Kamis, 08 November 2012

Penyimpangan dalam Puisi

Dalam penulisan puisi, penggunaan gaya bahasa sangat memiliki pengaruh besar terhadap suatu karya puisi. Salah satunya adalah guna memperindah dan mempertajam makna puisi  tersebut. Dahulu—sebelum masuk periode 1945 puisi sangat terikat dengan aturan-aturan seperti penggunaan rima dan bait, namun kini puisi lebih cenderung ‘bebas’ dengan segala aturan-aturan yang pernah ada. Hal tersebut mengundang adanya penyimpangan-penyimpangan yang terjadi dalam penulisan sebuah puisi.

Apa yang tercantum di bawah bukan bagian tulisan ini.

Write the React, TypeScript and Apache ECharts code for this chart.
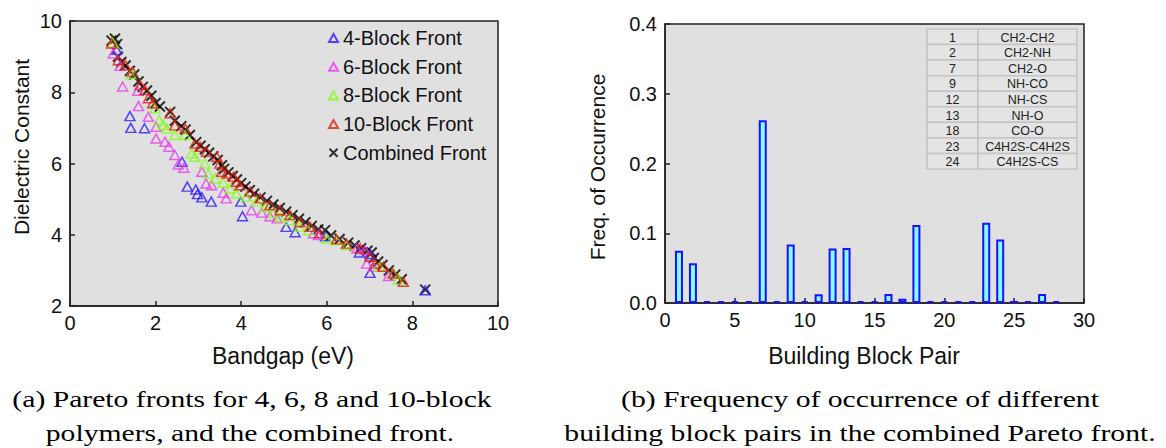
import React, { useEffect, useRef } from "react";
import * as echarts from "echarts";

// ---------- Data ----------
const fourBlock: [number, number][] = [
  [1.09, 9.19], [1.4, 7.33], [1.42, 7.0], [1.74, 6.99], [2.62, 6.05], [2.74, 5.35],
  [2.94, 5.27], [2.98, 5.14], [3.08, 5.05], [3.3, 4.93], [3.99, 4.93], [4.03, 4.52],
  [5.05, 4.22], [5.26, 4.07], [5.97, 3.96], [6.76, 3.5], [7.01, 3.46], [7.01, 2.93],
  [8.3, 2.44],
];
const sixBlock: [number, number][] = [
  [1.01, 9.09], [1.17, 8.74], [1.23, 8.16], [1.58, 8.04], [1.6, 7.61], [1.83, 7.31],
  [2.01, 7.03], [2.01, 6.7], [2.22, 6.61], [2.31, 6.47], [2.45, 6.24], [2.53, 5.97],
  [2.66, 5.88], [3.08, 5.77], [3.18, 5.44], [3.31, 5.39], [3.58, 5.18], [3.65, 5.02],
  [4.24, 4.69], [4.48, 4.62], [4.67, 4.52], [4.84, 4.46], [5.69, 4.04], [5.8, 3.99],
  [6.7, 3.61], [6.89, 3.57], [6.93, 3.19], [7.09, 3.1], [7.44, 2.84],
];
const eightBlock: [number, number][] = [
  [1.0, 9.39], [1.42, 8.51], [1.99, 7.55], [2.08, 7.22], [2.18, 7.08], [2.26, 6.98],
  [2.45, 6.8], [2.69, 6.8], [2.84, 6.28], [2.92, 6.19], [3.15, 6.0], [3.23, 5.72],
  [3.39, 5.58], [3.58, 5.46], [3.74, 5.3], [3.89, 5.16], [4.13, 5.07], [4.36, 4.93],
  [4.56, 4.77], [4.75, 4.6], [4.91, 4.5], [5.14, 4.41], [5.37, 4.22], [5.57, 4.13],
  [6.0, 3.89], [6.23, 3.85], [6.46, 3.71], [7.24, 3.1], [7.55, 2.91], [7.67, 2.74],
];
const tenBlock: [number, number][] = [
  [0.97, 9.37], [1.13, 8.9], [1.29, 8.76], [1.46, 8.58], [1.64, 8.2], [1.75, 8.06],
  [1.83, 7.83], [1.93, 7.69], [2.34, 7.41], [2.45, 7.07], [2.69, 6.98], [2.92, 6.56],
  [3.04, 6.47], [3.19, 6.33], [3.43, 6.19], [3.5, 6.0], [3.54, 5.77], [3.66, 5.72],
  [3.82, 5.63], [3.89, 5.49], [3.97, 5.39], [4.21, 5.21], [4.44, 5.02], [4.67, 4.83],
  [4.91, 4.69], [5.14, 4.55], [5.37, 4.36], [5.61, 4.22], [5.84, 4.04], [6.23, 3.87],
  [6.46, 3.75], [6.78, 3.62], [7.01, 3.39], [7.13, 3.19], [7.32, 3.1], [7.55, 2.91],
  [7.79, 2.68],
];
const combinedFront: [number, number][] = [
  [0.97, 9.45], [1.05, 9.5], [1.1, 9.35], [1.12, 9.0], [1.2, 8.85], [1.3, 8.75],
  [1.4, 8.6], [1.5, 8.5], [1.6, 8.3], [1.7, 8.15], [1.8, 8.05], [1.9, 7.9],
  [2.0, 7.7], [2.1, 7.6], [2.34, 7.45], [2.45, 7.2], [2.6, 7.05], [2.7, 6.95],
  [2.8, 6.8], [2.95, 6.6], [3.05, 6.5], [3.15, 6.4], [3.25, 6.3], [3.35, 6.2],
  [3.45, 6.1], [3.55, 5.95], [3.6, 5.85], [3.7, 5.75], [3.8, 5.65], [3.9, 5.55],
  [4.0, 5.45], [4.1, 5.35], [4.2, 5.25], [4.3, 5.15], [4.45, 5.05], [4.6, 4.95],
  [4.75, 4.85], [4.9, 4.75], [5.05, 4.65], [5.2, 4.55], [5.35, 4.45], [5.5, 4.35],
  [5.65, 4.25], [5.8, 4.15], [5.96, 4.13], [6.1, 3.98], [6.3, 3.88], [6.5, 3.78],
  [6.65, 3.7], [6.8, 3.62], [6.95, 3.55], [7.05, 3.5], [7.1, 3.35], [7.2, 3.25],
  [7.3, 3.15], [7.45, 3.0], [7.6, 2.88], [7.75, 2.75], [8.3, 2.46],
];
const seriesNames = ["4-Block Front", "6-Block Front", "8-Block Front", "10-Block Front", "Combined Front"];

const pairIndex = [1, 2, 3, 4, 5, 6, 7, 8, 9, 10, 11, 12, 13, 14, 15, 16, 17, 18, 19, 20, 21, 22, 23, 24, 25, 26, 27, 28];
const pairFreq = [
  0.075, 0.057, 0, 0, 0, 0, 0.262, 0, 0.084, 0.002, 0.0125, 0.078, 0.079, 0, 0, 0.013,
  0.006, 0.112, 0, 0, 0.002, 0, 0.115, 0.091, 0.003, 0, 0.013, 0,
];

const tableIds = ["1", "2", "7", "9", "12", "13", "18", "23", "24"];
const tableNames = ["CH2-CH2", "CH2-NH", "CH2-O", "NH-CO", "NH-CS", "NH-O", "CO-O", "C4H2S-C4H2S", "C4H2S-CS"];

const captionA = ["(a) Pareto fronts for 4, 6, 8 and 10-block", "polymers, and the combined front."];
const captionB = ["(b) Frequency of occurrence of different", "building block pairs in the combined Pareto front."];

// ---------- Styles ----------
const SANS = "'Liberation Sans', Arial, Helvetica, sans-serif";
const SERIF = "'Liberation Serif', 'Times New Roman', serif";
const PLOT_BG = "#e0e0e0";
const FRAME = "#222";

export default function App() {
  const ref = useRef<HTMLDivElement>(null);
  useEffect(() => {
    if (!ref.current) return;
    const chart = echarts.init(ref.current, undefined, { renderer: "svg" });

    const axisCommon = {
      axisLine: { show: true, lineStyle: { color: FRAME, width: 1.5 } },
      axisTick: { show: true, inside: true, length: 5, lineStyle: { color: FRAME, width: 1.5 } },
      splitLine: { show: false },
      axisLabel: { color: "#111", fontSize: 20, fontFamily: SANS },
    };

    const tri = (name: string, data: [number, number][], color: string) => ({
      name,
      type: "scatter",
      xAxisIndex: 0,
      yAxisIndex: 0,
      data,
      symbol: "triangle",
      symbolSize: [10, 9],
      itemStyle: { color: "rgba(0,0,0,0)", borderColor: color, borderWidth: 1.5 },
    });

    const cellX = 927, divX = 978, cellR = 1077, cellTop = 29, rowH = 15.56;
    const tableGraphics: any[] = [];
    tableIds.forEach((id, i) => {
      const y = cellTop + i * rowH;
      tableGraphics.push(
        { type: "rect", shape: { x: cellX, y, width: divX - cellX, height: rowH }, style: { fill: "#e4e4e4", stroke: "#c4c4c4", lineWidth: 1.5 } },
        { type: "rect", shape: { x: divX, y, width: cellR - divX, height: rowH }, style: { fill: "#e4e4e4", stroke: "#c4c4c4", lineWidth: 1.5 } },
        { type: "text", x: (cellX + divX) / 2, y: y + rowH / 2 + 1, style: { text: id, fill: "#222", font: `12.5px ${SANS}`, textAlign: "center", textVerticalAlign: "middle" } },
        { type: "text", x: (divX + cellR) / 2, y: y + rowH / 2 + 1, style: { text: tableNames[i], fill: "#222", font: `12.5px ${SANS}`, textAlign: "center", textVerticalAlign: "middle" } },
      );
    });

    const cap = (text: string, x: number, y: number) => ({
      type: "text", x, y, scaleX: 1.29,
      style: { text, fill: "#000", font: `23px ${SERIF}`, textAlign: "center", textVerticalAlign: "middle" },
    });
    const captionGraphics = [
      cap(captionA[0], 252, 399),
      cap(captionA[1], 250, 433),
      cap(captionB[0], 860, 399),
      cap(captionB[1], 860, 433),
    ];

    const nameGraphics = [
      { type: "text", x: 21, y: 147, rotation: Math.PI / 2, style: { text: "Dielectric Constant", fill: "#111", font: `21px ${SANS}`, textAlign: "center", textVerticalAlign: "middle" } },
      { type: "text", x: 597, y: 167, rotation: Math.PI / 2, style: { text: "Freq. of Occurrence", fill: "#111", font: `21px ${SANS}`, textAlign: "center", textVerticalAlign: "middle" } },
      { type: "text", x: 283, y: 356, style: { text: "Bandgap (eV)", fill: "#111", font: `23px ${SANS}`, textAlign: "center", textVerticalAlign: "middle" } },
      { type: "text", x: 864, y: 356, style: { text: "Building Block Pair", fill: "#111", font: `23px ${SANS}`, textAlign: "center", textVerticalAlign: "middle" } },
    ];

    chart.setOption({
      animation: false,
      backgroundColor: "#fff",
      grid: [
        { left: 70, top: 21, width: 428, height: 285, show: true, backgroundColor: PLOT_BG, borderColor: FRAME, borderWidth: 1.5 },
        { left: 665, top: 24, width: 419, height: 279, show: true, backgroundColor: PLOT_BG, borderColor: FRAME, borderWidth: 1.5 },
      ],
      xAxis: [
        { ...axisCommon, gridIndex: 0, type: "value", min: 0, max: 10, interval: 2, axisLabel: { ...axisCommon.axisLabel, margin: 7 } },
        { ...axisCommon, gridIndex: 1, type: "value", min: 0, max: 30, interval: 5, axisLabel: { ...axisCommon.axisLabel, margin: 7 } },
      ],
      yAxis: [
        { ...axisCommon, gridIndex: 0, type: "value", min: 2, max: 10, interval: 2, axisLabel: { ...axisCommon.axisLabel, margin: 8 } },
        {
          ...axisCommon, gridIndex: 1, type: "value", min: 0, max: 0.4, interval: 0.1,
          axisLabel: { ...axisCommon.axisLabel, margin: 8, formatter: (v: number) => v.toFixed(1) },
        },
      ],
      legend: {
        data: seriesNames,
        orient: "vertical",
        left: 323,
        top: 23,
        itemWidth: 9,
        itemHeight: 8,
        itemGap: 8.7,
        selectedMode: false,
        textStyle: { fontSize: 20, fontFamily: SANS, color: "#111", lineHeight: 20 },
      },
      series: [
        {
          name: "Combined Front",
          type: "scatter",
          xAxisIndex: 0,
          yAxisIndex: 0,
          data: combinedFront,
          symbol: "path://M0,0L10,10M10,0L0,10",
          symbolSize: 10,
          itemStyle: { color: "rgba(0,0,0,0)", borderColor: "#000", borderWidth: 2 },
        },
        tri("4-Block Front", fourBlock, "#2a1aff"),
        tri("6-Block Front", sixBlock, "#e83cf0"),
        tri("8-Block Front", eightBlock, "#80ff10"),
        tri("10-Block Front", tenBlock, "#e02010"),
        {
          name: "freq",
          type: "bar",
          xAxisIndex: 1,
          yAxisIndex: 1,
          data: pairIndex.map((x, i) => [x, pairFreq[i]]),
          barWidth: 8,
          barMinHeight: 2,
          itemStyle: { color: "#80ffff", borderColor: "#1a10ff", borderWidth: 2 },
        },
      ],
      graphic: [...tableGraphics, ...nameGraphics, ...captionGraphics],
    });
    return () => chart.dispose();
  }, []);
  return <div ref={ref} style={{ position: "fixed", left: 0, top: 0, width: 1166, height: 448 }} />;
}
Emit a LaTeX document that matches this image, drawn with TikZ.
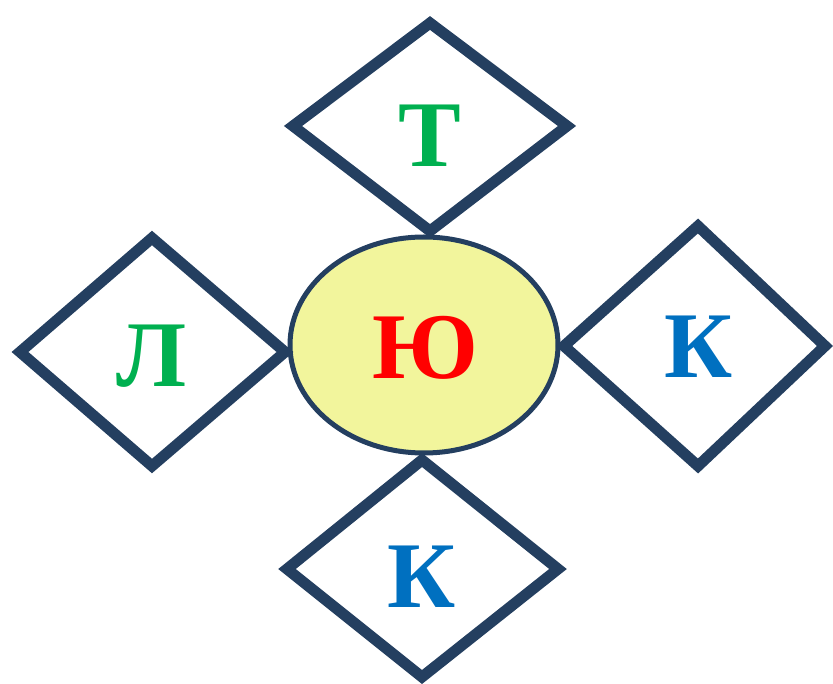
\documentclass[tikz,border=0pt]{standalone}
\usepackage{fontspec}
\setmainfont{Liberation Serif}
\usetikzlibrary{shapes.geometric}
\definecolor{navy}{HTML}{243F60}
\definecolor{yfill}{HTML}{F2F59C}
\definecolor{lgreen}{HTML}{00B050}
\definecolor{lred}{HTML}{FF0000}
\definecolor{lblue}{HTML}{0070C0}
\begin{document}
\begin{tikzpicture}[x=1pt,y=-1pt,
  rhomb/.style={draw=navy,line width=11pt,line join=miter},
  letter/.style={anchor=base,inner sep=0pt,font=\fontsize{94}{94}\selectfont\bfseries}]
\useasboundingbox (0,0) rectangle (833,684);
% centre ellipse
\node[ellipse,draw=navy,fill=yfill,line width=5pt,minimum width=268pt,minimum height=216pt,inner sep=0pt] (mid) at (424,345) {};
% diamonds
\draw[rhomb] (430,23) -- (567,126) -- (430,231) -- (293,126) -- cycle;
\draw[rhomb] (152,238) -- (285,352) -- (152,466) -- (20,352) -- cycle;
\draw[rhomb] (698,226) -- (825,346) -- (698,466) -- (564,346) -- cycle;
\draw[rhomb] (422,460) -- (558,569) -- (422,677) -- (287,569) -- cycle;
% letters
\node[letter,text=lgreen] (t) at (430,167) {Т};
\node[letter,text=lgreen] (l) at (152,387) {Л};
\node[letter,text=lred] (yu) at (425,379) {Ю};
\node[letter,text=lblue] (k1) at (699,378) {К};
\node[letter,text=lblue] (k2) at (422,607) {К};
\end{tikzpicture}
\end{document}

Penyimpangan-penyimpangan tersebut adalah: (1) penyimpangan leksikal, (2) penyimpangan semantis, (3) penyimpangan fonologis, (4) penyimpangan morfologis (5) penyimpangan sintaksis, (6) penyimpangan dialek, (7) penyimpangan register, (8) penyimpangan historis, dan (9) penyimpangan grafologis.


                   CERMIN TUA
Diam…
Sendu
Gulita
Tanpa hasrat
Tanpa Birahi
Hanya ada bayang, si kembar yang bisu
Turut mengikut jejak ku yang kian terkatup lusuh.

Di hadapan…
Aku merekah garang, kau pun turut
Aku meringis pedih, kau pun turut
Aku bertopeng, kau pun turut
Dalam bingkai persegi
Turut mengikut jejakku yang kian terkatup lusuh

Cermin tua di istana kelam
Pantulkan rupa palsu akan jiwa
Turut mengikut jejakku yang kian terkatup lusuh.

Terkatup lusuh,
Terkatup lusuh,
Berontakku dalam sukma
Toreh kabut luka berdarah nanah

Cermin tua di istana kelam
Tak lagi berderak mengiring
Cermin tua di istana kelam
Pudar membisu

Cermin tua di istana kelam,
Diam terpaku
Mungkin kau bosan memandangku sendu.

                                               

Pada puisi Cermin Tua terdapat penyimpangan yang terjadi. Yaitu penyimpangan semantis dan penyimpangan grafologis. Pada dasarnya, penyimpangan semantis makna dalam puisi yang tidak menunjuk pada satu makna, tetapi menunjukkan makna ganda. Makna kata-kata yang selalu sama dengan makna dalam kehidupan sehari-hari. Juga tidak terdapat kesatuan makna konotatif dari penyair dengan penyair lainnya.
Pada Cermin Tua, penyimpangan semantisnya terlihat pada kata Topeng. Kata ‘bertopeng’ menurut penulis merupakan sifat manusia yang tidak sesuai dengan sifat aslinya, watak yang dibuat-buat dan berkamuflase. Sedangkan arti umumnya yaitu orang yang menggunakan topeng. Juga pada kata ‘berdarah nanah’ yang menurut penulis adalah makna konotasi dari kesakithatian yang mendalam.
Selain penyimpangan semantis, terdapat pula penyimpangan grafologis. Penyimpangan grafologis merupakan penyimpangan dalam menulis kata-kata, kalimat, larik, dan baris, penulis sengaja melakukan penyimpangan untuk memeroleh efek estetis.

     Semesta yang Lain

Bintang kedip
Kerlap-kerlip
Gelap terang  bersitegang
saling berjuang menguasai langit

Kibasan lembut pantulan raja alam
Mengigit mengernyit dahi
Teteskan air bening di pori
Lalu, pancaroba bertahta
Penghujan menyerang
Rinainya tebar bau basah
Jua elok pelangi di kala senja

Berarak nafasku habiskan usia
Entah,,,
Detik keberapa
Ragaku dan alam saling bercumbu
Pupuslah sudah
Usai berakhir
Kini saatnya kunikmati semesta yang lain.

            Sedangkan pada puisi Semesta yang Lain, Bukan hanya penyimpangan semantis dan grafologis saja yang terdapat pada puisi ini, melainkan adanya penyimpangan fonologis. Penyimpangan fonologis merupakan penyimpangan untuk kepentingan rima (bunyi). Kata ‘juga’ diubah menjadi ‘jua’.
            Penyimpangan yang lain yaitu penyimpangan sintaksis. Pada dasarnya, frasa dalam kaidah pemakaian bahasa Indonesia menggunakan pola DM (Diterangkan Menerangkan). Namun pada puisi menggunakan pola MD (menerangkan diterangkan), juga terdapat pemadatan. Hal ini terlihat pada frasa ‘Bintang kedip’ yang seharusnya adalah bintang yang berkedap-kedip. ‘elok pelangi’ yang seharusnya pelangi yang elok.